Trump Administration Targets Wasteful Spending

The policy aligns with Trump administration goals to root out fraud and protect taxpayer dollars. HHS holds funding leverage, compelling state compliance amid federal-state tensions.

Minnesota providers, already vulnerable, fear operational shutdowns without swift verification. This escalation builds on prior state-level oversight but introduces novel federal mandates never seen before.

Child care providers nationwide brace for administrative hurdles. Legitimate operators worry compliance costs could chill business growth, while fraudsters face weeding out. The CCDF sector depends heavily on these funds, making delays a serious threat to continuity.

Impacts Rippled Across Families and Providers

Short-term effects include payment delays straining Minnesota providers and state budgets. Low-income families risk losing subsidized care access, hitting working parents hardest.

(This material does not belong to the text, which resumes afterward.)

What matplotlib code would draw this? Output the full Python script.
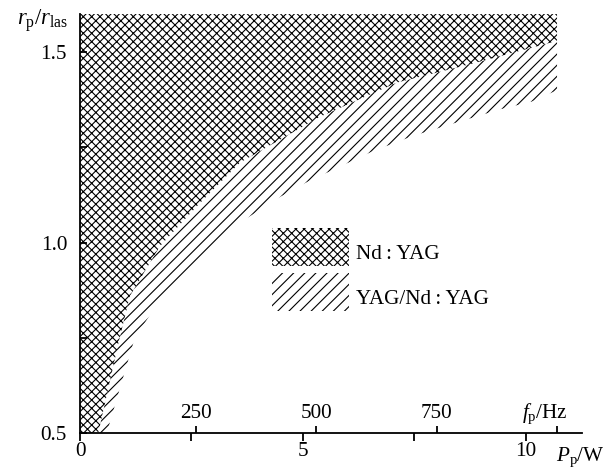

Long-term, stricter rules promise reduced fraud but add burdens that could lead to closures or enrollment drops. Politically, the move strengthens anti-waste narratives central to conservative values of limited government and fiscal responsibility.

Minnesota remains frozen pending verification, with no HHS timeline for nationwide rollout. Limited details on review processes leave uncertainties, but the policy signals Trump’s commitment to ending mismanagement from past eras. Providers and states criticize the burden, yet fraud prevention safeguards funds for true needs—echoing demands for common-sense oversight over endless spending.